Exercise description
Find, in the records below, the line that contains "Emit a Python" and the line that contains "plt.rcParams['font.family'] = ['Liberation". Copy those two lines and everything between them exactly, but not the pictures.

Saved data entries:
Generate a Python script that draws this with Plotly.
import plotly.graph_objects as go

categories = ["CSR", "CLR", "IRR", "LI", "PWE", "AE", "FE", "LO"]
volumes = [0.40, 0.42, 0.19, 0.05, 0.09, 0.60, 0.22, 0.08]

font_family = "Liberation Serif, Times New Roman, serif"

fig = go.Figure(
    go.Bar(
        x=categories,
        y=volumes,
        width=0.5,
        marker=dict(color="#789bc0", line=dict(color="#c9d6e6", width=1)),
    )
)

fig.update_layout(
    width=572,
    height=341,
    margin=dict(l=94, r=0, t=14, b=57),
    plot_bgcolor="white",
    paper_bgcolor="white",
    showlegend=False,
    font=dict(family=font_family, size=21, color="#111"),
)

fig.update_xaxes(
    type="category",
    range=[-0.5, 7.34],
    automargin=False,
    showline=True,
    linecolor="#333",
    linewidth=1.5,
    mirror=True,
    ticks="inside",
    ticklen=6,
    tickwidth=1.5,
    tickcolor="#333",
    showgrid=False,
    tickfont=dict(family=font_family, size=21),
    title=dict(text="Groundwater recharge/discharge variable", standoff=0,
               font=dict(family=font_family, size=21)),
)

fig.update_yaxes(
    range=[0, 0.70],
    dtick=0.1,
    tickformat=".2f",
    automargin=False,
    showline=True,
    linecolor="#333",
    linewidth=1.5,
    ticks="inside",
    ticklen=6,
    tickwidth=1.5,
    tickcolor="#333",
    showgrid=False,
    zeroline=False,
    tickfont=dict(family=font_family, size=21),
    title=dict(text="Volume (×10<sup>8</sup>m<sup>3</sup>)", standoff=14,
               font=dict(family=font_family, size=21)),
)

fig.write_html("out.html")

...

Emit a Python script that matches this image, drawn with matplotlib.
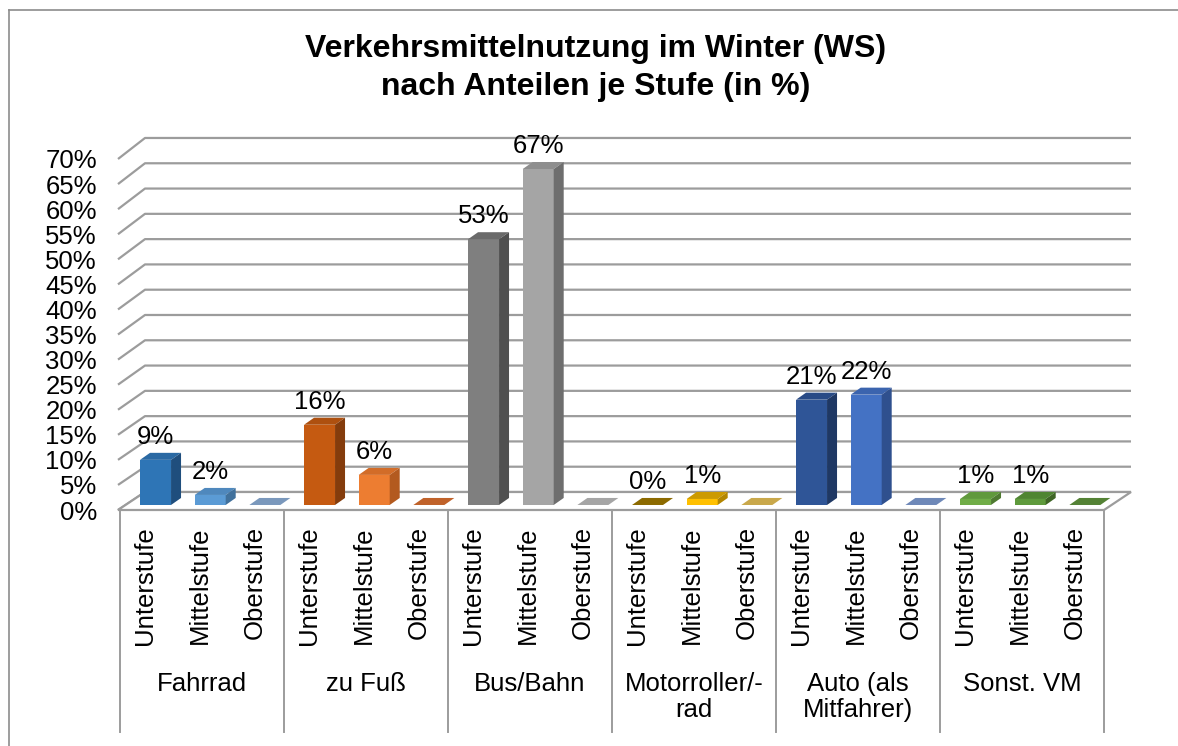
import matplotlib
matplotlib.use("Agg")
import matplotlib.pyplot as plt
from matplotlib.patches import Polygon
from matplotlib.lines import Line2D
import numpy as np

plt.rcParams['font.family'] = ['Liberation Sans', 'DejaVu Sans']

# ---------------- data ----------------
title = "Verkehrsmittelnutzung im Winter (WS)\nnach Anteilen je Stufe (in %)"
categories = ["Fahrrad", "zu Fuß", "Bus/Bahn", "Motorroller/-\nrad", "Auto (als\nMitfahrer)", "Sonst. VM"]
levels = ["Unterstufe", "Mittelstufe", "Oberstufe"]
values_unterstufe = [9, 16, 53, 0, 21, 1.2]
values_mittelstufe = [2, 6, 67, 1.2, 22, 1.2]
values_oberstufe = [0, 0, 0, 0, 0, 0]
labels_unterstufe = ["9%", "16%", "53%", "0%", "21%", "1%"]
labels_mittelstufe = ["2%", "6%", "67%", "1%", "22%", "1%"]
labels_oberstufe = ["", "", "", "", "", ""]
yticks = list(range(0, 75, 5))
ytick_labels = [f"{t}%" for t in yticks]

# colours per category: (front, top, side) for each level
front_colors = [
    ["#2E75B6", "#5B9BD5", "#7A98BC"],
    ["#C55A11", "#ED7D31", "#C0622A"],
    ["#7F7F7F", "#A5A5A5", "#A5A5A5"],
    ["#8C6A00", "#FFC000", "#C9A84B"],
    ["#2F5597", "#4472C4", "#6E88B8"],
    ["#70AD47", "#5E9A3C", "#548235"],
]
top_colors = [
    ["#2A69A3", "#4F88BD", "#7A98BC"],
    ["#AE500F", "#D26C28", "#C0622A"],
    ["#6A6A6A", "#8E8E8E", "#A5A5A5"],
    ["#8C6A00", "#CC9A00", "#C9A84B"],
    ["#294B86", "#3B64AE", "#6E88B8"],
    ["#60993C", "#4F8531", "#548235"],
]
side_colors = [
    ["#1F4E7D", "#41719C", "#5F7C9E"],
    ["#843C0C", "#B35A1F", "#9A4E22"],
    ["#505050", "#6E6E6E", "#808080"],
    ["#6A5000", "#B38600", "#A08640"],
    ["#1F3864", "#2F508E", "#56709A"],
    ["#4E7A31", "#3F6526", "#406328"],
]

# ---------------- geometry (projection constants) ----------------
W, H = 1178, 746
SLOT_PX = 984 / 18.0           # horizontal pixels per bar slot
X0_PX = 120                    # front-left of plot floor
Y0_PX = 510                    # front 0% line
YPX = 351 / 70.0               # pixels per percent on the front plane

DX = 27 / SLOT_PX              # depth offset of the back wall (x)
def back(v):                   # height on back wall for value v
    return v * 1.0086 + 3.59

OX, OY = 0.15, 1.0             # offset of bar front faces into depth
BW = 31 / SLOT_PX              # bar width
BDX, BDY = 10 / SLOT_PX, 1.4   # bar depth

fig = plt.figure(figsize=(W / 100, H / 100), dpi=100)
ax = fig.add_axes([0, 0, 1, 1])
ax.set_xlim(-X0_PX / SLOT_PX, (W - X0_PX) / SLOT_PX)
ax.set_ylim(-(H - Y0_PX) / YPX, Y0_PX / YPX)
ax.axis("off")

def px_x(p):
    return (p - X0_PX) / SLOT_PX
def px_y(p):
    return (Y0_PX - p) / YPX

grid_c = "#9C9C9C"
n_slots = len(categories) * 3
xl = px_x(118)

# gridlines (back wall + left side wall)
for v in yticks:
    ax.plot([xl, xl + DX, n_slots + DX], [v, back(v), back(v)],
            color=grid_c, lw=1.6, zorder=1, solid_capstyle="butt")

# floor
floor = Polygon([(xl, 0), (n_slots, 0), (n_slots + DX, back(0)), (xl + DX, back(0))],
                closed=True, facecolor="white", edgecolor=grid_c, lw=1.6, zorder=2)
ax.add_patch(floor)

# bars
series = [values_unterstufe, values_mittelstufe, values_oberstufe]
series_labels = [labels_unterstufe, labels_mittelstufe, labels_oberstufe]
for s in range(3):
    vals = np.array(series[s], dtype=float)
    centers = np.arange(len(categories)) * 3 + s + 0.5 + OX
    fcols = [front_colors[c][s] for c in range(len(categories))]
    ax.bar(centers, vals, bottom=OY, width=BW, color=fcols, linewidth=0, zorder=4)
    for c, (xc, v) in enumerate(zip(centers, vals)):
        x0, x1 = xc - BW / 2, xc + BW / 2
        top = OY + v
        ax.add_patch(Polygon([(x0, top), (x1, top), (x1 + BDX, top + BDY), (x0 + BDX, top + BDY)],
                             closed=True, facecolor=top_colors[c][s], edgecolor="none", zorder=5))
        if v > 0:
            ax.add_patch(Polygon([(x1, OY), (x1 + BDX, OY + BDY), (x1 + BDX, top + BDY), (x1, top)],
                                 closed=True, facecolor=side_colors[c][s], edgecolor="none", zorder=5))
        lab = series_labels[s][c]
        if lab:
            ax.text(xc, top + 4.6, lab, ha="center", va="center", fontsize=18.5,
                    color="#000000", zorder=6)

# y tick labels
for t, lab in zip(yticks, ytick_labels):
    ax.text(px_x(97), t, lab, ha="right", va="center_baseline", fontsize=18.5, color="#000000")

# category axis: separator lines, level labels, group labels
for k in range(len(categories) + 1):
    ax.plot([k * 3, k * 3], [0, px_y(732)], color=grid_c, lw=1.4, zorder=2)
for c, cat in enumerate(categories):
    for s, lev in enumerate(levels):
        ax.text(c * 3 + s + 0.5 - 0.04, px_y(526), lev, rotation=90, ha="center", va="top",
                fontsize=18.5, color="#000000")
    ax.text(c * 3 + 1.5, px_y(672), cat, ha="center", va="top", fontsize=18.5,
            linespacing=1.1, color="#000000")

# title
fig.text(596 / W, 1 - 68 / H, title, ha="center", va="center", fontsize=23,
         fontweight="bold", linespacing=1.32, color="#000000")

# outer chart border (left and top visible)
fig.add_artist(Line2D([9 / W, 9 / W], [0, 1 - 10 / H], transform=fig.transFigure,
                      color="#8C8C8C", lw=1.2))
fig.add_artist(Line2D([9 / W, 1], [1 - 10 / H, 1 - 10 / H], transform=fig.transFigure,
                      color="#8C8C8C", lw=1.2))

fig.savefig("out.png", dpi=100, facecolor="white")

Response to this exercise
Emit a Python script that matches this image, drawn with matplotlib.
import matplotlib
matplotlib.use("Agg")
import matplotlib.pyplot as plt
from matplotlib.patches import Polygon
from matplotlib.lines import Line2D
import numpy as np

plt.rcParams['font.family'] = ['Liberation Sans', 'DejaVu Sans']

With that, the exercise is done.